A beguina Hadewijch é em Llansol paradigma de uma concepção aberta de misticismo erótico (ou erotismo místico), uma figura dotada de uma grande capacidade de metamorfose e de mediação (a que propicia as tréguas no «livro da batalha»), que morre e renasce, reencarna em Ana de Peñalosa, no Pobre, no cão Pedra, é a avó azul e a mãe, é Escarlate (em Contos do Mal Errante) e será Psalmodia (em Da Sebe ao Ser)... E regressará ainda bem mais tarde, já na viragem do século, no complexo narrativo recentemente publicado O Texto Catarina, ou o Divã de Hadewijch (Edições Sr. Teste, 2020).

De facto, o aparecimento de Hadewijch na escrita de M. G. Llansol, logo em 1975, situa-a desde logo nessa dupla perspectiva do misticismo (com ligações a Eckhart) e do erotismo (vd. a cena da «sedução de Hadewijch», em 26 de Abril de 1975, no primeiro caderno do espólio, retomada em A Restante Vida, onde a sua primeira palavra é) «Eu vos amo!», o seu primeiro acto «fazer amor» (pp. 27-28). Mas ela é também figura do Espírito (com maiúscula, tal como o Amor nos poemas da Hadewijch histórica).

 

Maria Gabriela parece ler à letra (demasiado à letra?) o misticismo do corpo nos poemas da beguina Hadewijch, e cruza-os com uma outra tradição medieval importante, a dos Fiéis do Amor, os primeiros de uma linhagem mística e filosófica que já encontramos n' O Livro das Comunidades, e de que também Augusto Joaquim um dia se ocupou, ao fazer a dramatização d' O Livro das Comunidades, dando-lhe o título Aos Fiéis do Amor



Também aí as duas beguinas que intervêm são possuídas de grande «densidade amorosa», num plano «totalmente terreal e imanente»: acontece nessa peça a construção do «Modo Completo do Corpo». Em A Restante Vida vemos Hadewijch, sempre ausente ou fugidia, em constante metamorfose e figura de uma só arte, a do Amor, a de uma «poética do corpo» (como lhe chama Michel de Certeau, em La Fable Mystique). Mas os poemas que deixou, e algumas das suas Visões, deixam já perceber a ideia llansoliana do «Amor Completo». Esse «amor completo» é o programa de beguinas como Hadewijch de Antuérpia, fora dos «actos maiores» de todos os poderes do mundo, apontando possíveis caminhos do futuro. Porque, lemos num outro caderno, em 2003, «as beguinas... existiram a seu tempo, pretérito, porque estas damas do amor completo futurantes [i.e., de uma qualquer «restante vida»] haviam de existir...» (Caderno 1.66, p. 90).
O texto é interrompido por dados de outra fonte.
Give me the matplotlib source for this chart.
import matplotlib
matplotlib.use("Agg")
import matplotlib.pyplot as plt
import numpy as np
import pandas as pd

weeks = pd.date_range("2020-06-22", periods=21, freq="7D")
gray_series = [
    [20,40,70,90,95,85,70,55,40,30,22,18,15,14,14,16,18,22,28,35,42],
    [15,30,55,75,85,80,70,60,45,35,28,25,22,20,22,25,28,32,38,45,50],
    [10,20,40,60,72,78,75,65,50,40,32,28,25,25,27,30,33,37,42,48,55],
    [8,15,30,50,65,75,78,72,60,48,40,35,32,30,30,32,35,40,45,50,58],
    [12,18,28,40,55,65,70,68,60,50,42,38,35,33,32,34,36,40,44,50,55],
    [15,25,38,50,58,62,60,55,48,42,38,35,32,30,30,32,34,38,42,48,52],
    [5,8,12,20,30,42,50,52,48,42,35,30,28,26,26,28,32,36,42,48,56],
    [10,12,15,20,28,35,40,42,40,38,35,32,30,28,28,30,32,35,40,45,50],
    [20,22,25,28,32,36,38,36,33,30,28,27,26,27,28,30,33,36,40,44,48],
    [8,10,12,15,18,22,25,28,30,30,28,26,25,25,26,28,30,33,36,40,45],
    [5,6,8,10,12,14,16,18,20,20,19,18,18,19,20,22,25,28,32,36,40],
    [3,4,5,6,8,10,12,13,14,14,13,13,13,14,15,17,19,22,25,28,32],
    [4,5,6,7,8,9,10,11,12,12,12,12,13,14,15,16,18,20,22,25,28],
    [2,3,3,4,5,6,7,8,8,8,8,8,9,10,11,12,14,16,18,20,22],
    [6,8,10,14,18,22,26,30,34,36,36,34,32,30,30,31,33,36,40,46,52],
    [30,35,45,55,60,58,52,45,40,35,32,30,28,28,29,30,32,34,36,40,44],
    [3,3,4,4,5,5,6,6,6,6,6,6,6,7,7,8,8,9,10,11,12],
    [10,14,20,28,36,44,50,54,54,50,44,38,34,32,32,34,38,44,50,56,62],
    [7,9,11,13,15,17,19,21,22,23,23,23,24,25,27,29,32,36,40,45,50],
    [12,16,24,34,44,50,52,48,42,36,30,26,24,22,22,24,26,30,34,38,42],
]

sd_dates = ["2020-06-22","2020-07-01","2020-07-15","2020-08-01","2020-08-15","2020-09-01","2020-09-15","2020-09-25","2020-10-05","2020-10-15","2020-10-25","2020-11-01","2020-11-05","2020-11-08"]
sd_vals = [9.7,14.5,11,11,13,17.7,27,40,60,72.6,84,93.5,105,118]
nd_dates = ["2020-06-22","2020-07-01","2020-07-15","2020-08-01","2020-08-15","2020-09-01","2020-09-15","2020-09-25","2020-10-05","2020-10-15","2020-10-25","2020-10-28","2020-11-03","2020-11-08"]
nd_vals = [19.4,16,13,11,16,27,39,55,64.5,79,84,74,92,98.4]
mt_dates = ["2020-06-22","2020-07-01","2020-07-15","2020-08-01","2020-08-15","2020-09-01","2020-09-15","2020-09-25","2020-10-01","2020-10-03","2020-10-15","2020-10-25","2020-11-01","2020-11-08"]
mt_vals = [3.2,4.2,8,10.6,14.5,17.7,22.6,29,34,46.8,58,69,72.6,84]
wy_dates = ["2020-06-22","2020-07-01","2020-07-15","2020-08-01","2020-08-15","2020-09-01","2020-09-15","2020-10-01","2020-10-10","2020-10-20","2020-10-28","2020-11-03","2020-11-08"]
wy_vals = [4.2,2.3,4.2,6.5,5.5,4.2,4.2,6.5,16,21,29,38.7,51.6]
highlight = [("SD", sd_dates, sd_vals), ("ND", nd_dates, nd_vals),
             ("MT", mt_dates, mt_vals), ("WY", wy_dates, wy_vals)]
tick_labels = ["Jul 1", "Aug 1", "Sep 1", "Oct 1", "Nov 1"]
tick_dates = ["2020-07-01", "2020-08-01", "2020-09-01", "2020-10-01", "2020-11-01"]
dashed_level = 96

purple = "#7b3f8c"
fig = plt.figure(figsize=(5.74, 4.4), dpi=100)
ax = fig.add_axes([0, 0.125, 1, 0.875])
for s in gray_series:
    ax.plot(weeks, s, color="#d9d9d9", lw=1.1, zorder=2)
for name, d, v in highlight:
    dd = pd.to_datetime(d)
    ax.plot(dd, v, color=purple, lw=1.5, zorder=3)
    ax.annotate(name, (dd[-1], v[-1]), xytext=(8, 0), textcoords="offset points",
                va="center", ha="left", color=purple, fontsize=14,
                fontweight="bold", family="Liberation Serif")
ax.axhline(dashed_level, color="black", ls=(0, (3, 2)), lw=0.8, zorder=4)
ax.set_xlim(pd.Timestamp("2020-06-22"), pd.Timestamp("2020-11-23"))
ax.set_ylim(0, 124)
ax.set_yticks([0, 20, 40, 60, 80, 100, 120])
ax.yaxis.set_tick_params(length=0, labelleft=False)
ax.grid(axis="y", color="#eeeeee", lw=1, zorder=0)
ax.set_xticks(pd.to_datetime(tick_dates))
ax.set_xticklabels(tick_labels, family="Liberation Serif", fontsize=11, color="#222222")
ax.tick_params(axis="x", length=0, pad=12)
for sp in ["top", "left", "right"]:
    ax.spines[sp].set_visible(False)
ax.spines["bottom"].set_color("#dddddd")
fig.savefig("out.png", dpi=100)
Não vou comentar os Poemas de Hadewijch de Antuérpia que iremos ouvir ler, mas gostava de referir ainda ainda uma série de fragmentos de Maria Gabriela Llansol sobre este tema da «Restante Vida do Amor», presentes na folha de sala distribuída, em que os paralelos com Hadewijch são evidentes, na ideia de um amor múltiplo (e sempre incompleto), com várias formas possíveis, e evolutivo, ao longo de uma vida.

A fórmula que poderíamos aplicar a esta visão aberta do Amor é, uma vez mais, a do «sem porquê». Para regressar a alguns tópicos comuns a Hadewijch e Llansol quanto a uma Restante Vida do Amor, poderíamos pôr em confronto frases de uma e outra em que se torna evidente que o Amor, afinal, nunca é «completo» (a sua essência é a da incompletude, que incita à busca); que ele é a grande promessa, mas, como tudo neste mundo, não permanece idêntico a si mesmo, mas se transforma permanentemente; que, prometendo algo como a eternidade, essa eternidade é contraditória; que nele a imagem ideal do paraíso pode facilmente transformar-se num «Nada» (mas também nesse «Nada pleno» estão presentes outras formas de Amor); e ainda que a vida (o modus vivendi, o estar-aí de cada um) pode corresponder a um modus amoris (o «estar no amor», sem mais); porque o Amor, afinal, sendo «inagarrável e inenarrável», é «um inconhecido que se conhece» (diz Llansol), porque este deus humano que Deus desconhece, é «ora gracioso, ora terrível, / agora próximo e ainda há pouco distante...» (lemos num dos Poemas de Hadewijch)...

É o contrário da lição «oficial», ortodoxa, em que o Amor (espiritual) é estável e imutável. Aqui, ele é «qualquer coisa que não tem forma, nem razão, nem figura», como lemos ainda num dos poemas de Hadewijch (que serão lidos no final da sessão).